Jim Sinur's take on BPM in China
- December 3, 2009
- 2 Comments
Jim Sinur has his usual pro vs. con argument with himself on the issue of BPM in China.
The anti-BPM argument: lots of cheap labor, 300k+ engineers turned out every year -so why invest in BPM when we can throw bodies at the problem.
The pro-BPM argument (presumably Jim’s take):
While I value lower labor costs, I think the battle is producing higher gross domestic product (GDP) with less hours per GDP dollar. Eventually Chinas cost have to go up. It’s already happening in India. Don’t throw out BPM; throw out the programmers !!! It’s probably different in the west where the labor costs are higher.
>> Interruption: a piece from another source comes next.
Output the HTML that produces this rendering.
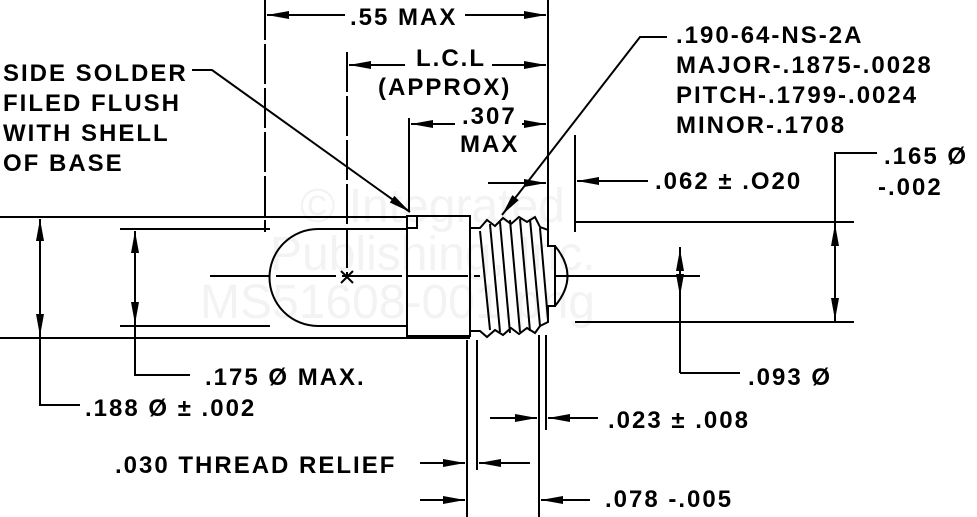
<!DOCTYPE html>
<html><head><style>
html,body{margin:0;padding:0;background:#fff;}
svg{display:block;}
text{font-family:"Liberation Sans",sans-serif;font-size:24px;font-weight:bold;letter-spacing:2px;fill:#000;}
</style></head><body>
<svg width="977" height="517" viewBox="0 0 977 517" xmlns="http://www.w3.org/2000/svg">
<text x="300" y="222" style="font-size:48px;font-weight:normal;letter-spacing:0;fill:#f3f3f3">© Integrated</text>
<text x="270" y="270" style="font-size:48px;font-weight:normal;letter-spacing:0;fill:#f3f3f3">Publishing, Inc.</text>
<text x="200" y="318" style="font-size:48px;font-weight:normal;letter-spacing:0;fill:#f3f3f3">MS51608-001.png</text>
<g stroke="#000" stroke-width="2" fill="none">
<line x1="0" y1="217" x2="407" y2="217"/>
<line x1="0" y1="338" x2="470" y2="338"/>
<line x1="575" y1="222" x2="854" y2="222"/>
<line x1="575" y1="322" x2="854" y2="322"/>
<line x1="120" y1="229" x2="270" y2="229"/>
<line x1="120" y1="326" x2="270" y2="326"/>
<path d="M407,229 H318 A48,48 0 0 0 318,326 H407"/>
<rect x="407" y="216" width="63" height="120"/>
<path d="M407,216 h10 v12 h-10"/>
<line x1="210" y1="276" x2="480" y2="276" stroke-dasharray="60,6"/>
<line x1="555" y1="276" x2="700" y2="276"/>
<path d="M341,271 l12,12 M353,271 l-12,12"/>
<path d="M470,228 H480 L487,220 L495,226 L503,218 L511,224 L519,217 L527,222 L535,217 L540,227 L548,230 V246 H555 V306 H548 V322 L540,326 L535,333 L527,328 L519,334 L511,328 L503,335 L495,330 L487,337 L480,331 H470"/>
<path d="M480,231 L490,330 M490,224 L500,332 M500,222 L510,333 M510,220 L520,332 M520,219 L530,331 M530,219 L540,326 M540,228 L548,320"/>
<path d="M555,246 Q580,276 555,306"/>
<line x1="265" y1="0" x2="265" y2="232" stroke-dasharray="40,4"/>
<line x1="548" y1="0" x2="548" y2="245"/>
<line x1="347" y1="52" x2="347" y2="276" stroke-dasharray="40,4"/>
<line x1="409" y1="118" x2="409" y2="212"/>
<line x1="575" y1="135" x2="575" y2="232"/>
<line x1="467" y1="340" x2="467" y2="517"/>
<line x1="477" y1="340" x2="477" y2="470"/>
<line x1="539" y1="335" x2="539" y2="517"/>
<line x1="546" y1="335" x2="546" y2="430"/>
<line x1="345" y1="15" x2="267" y2="15"/>
<line x1="465" y1="15" x2="546" y2="15"/>
<line x1="405" y1="65" x2="349" y2="65"/>
<line x1="492" y1="65" x2="546" y2="65"/>
<line x1="455" y1="124" x2="411" y2="124"/>
<line x1="522" y1="124" x2="546" y2="124"/>
<line x1="488" y1="183" x2="546" y2="183"/>
<line x1="648" y1="181" x2="577" y2="181"/>
<path d="M877,153 H835 V322"/>
<line x1="680" y1="247" x2="680" y2="373"/>
<path d="M680,373 H740"/>
<path d="M40,219 V405 H80"/>
<path d="M135,231 V375 H190"/>
<line x1="490" y1="418" x2="537" y2="418"/>
<line x1="598" y1="418" x2="548" y2="418"/>
<line x1="420" y1="463" x2="465" y2="463"/>
<line x1="530" y1="463" x2="479" y2="463"/>
<line x1="420" y1="500" x2="465" y2="500"/>
<line x1="590" y1="500" x2="541" y2="500"/>
<path d="M192,70 H212 L410,212"/>
<path d="M667,37 H640 L502,215"/>
</g>
<g fill="#000">
<polygon points="289,11 267,15 289,19"/>
<polygon points="524,11 546,15 524,19"/>
<polygon points="371,61 349,65 371,69"/>
<polygon points="524,61 546,65 524,69"/>
<polygon points="433,120 411,124 433,128"/>
<polygon points="524,120 546,124 524,128"/>
<polygon points="524,179 546,183 524,187"/>
<polygon points="599,177 577,181 599,185"/>
<polygon points="831,246 835,224 839,246"/>
<polygon points="831,298 835,320 839,298"/>
<polygon points="676,271 680,249 684,271"/>
<polygon points="676,274 680,296 684,274"/>
<polygon points="36,241 40,219 44,241"/>
<polygon points="36,314 40,336 44,314"/>
<polygon points="131,253 135,231 139,253"/>
<polygon points="131,302 135,324 139,302"/>
<polygon points="515,414 537,418 515,422"/>
<polygon points="570,414 548,418 570,422"/>
<polygon points="443,459 465,463 443,467"/>
<polygon points="501,459 479,463 501,467"/>
<polygon points="443,496 465,500 443,504"/>
<polygon points="563,496 541,500 563,504"/>
<polygon points="389.8,202.5 410,212 394.4,195.9"/>
<polygon points="518.7,200.1 502,215 512.3,195.1"/>
</g>
<text x="3" y="81">SIDE SOLDER</text>
<text x="3" y="111">FILED FLUSH</text>
<text x="3" y="141">WITH SHELL</text>
<text x="3" y="171">OF BASE</text>
<text x="350" y="25">.55 MAX</text>
<text x="416" y="66">L.C.L</text>
<text x="378" y="95">(APPROX)</text>
<text x="462" y="124">.307</text>
<text x="460" y="152">MAX</text>
<text x="676" y="43">.190-64-NS-2A</text>
<text x="676" y="73">MAJOR-.1875-.0028</text>
<text x="676" y="103">PITCH-.1799-.0024</text>
<text x="676" y="133">MINOR-.1708</text>
<text x="655" y="189">.062 ± .O20</text>
<text x="884" y="164">.165 Ø</text>
<text x="878" y="195">-.002</text>
<text x="748" y="385">.093 Ø</text>
<text x="205" y="385">.175 Ø MAX.</text>
<text x="85" y="416">.188 Ø ± .002</text>
<text x="608" y="428">.023 ± .008</text>
<text x="115" y="473">.030 THREAD RELIEF</text>
<text x="605" y="507">.078 -.005</text>
</svg>
</body></html>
Actually I think this is a tension that takes care of itself. China (more accurately, firms within China) will invest in BPM when they feel the pressure to do so, and likely not often before that point. That pressure might be higher labor costs, higher quality standards (not all quality improvements can be fixed by more manpower), or increasing pace of change – the same kind of pressures that apply here. But I don’t think, at this point, that China’s goal should be higher GDP with less hours of labor – that is a byproduct of other good data, not a goal in-and-of itself.
For now, labor costs are not pressuring China to explore BPM, perhaps. But that picture is likely to change as the economy grows in China at a rapid clip. But BPM is a “pull” not a “push” sale at this point – the customer has to realize they have the need before you are likely to sell them on the virtues of BPM as the way to satisfy that need.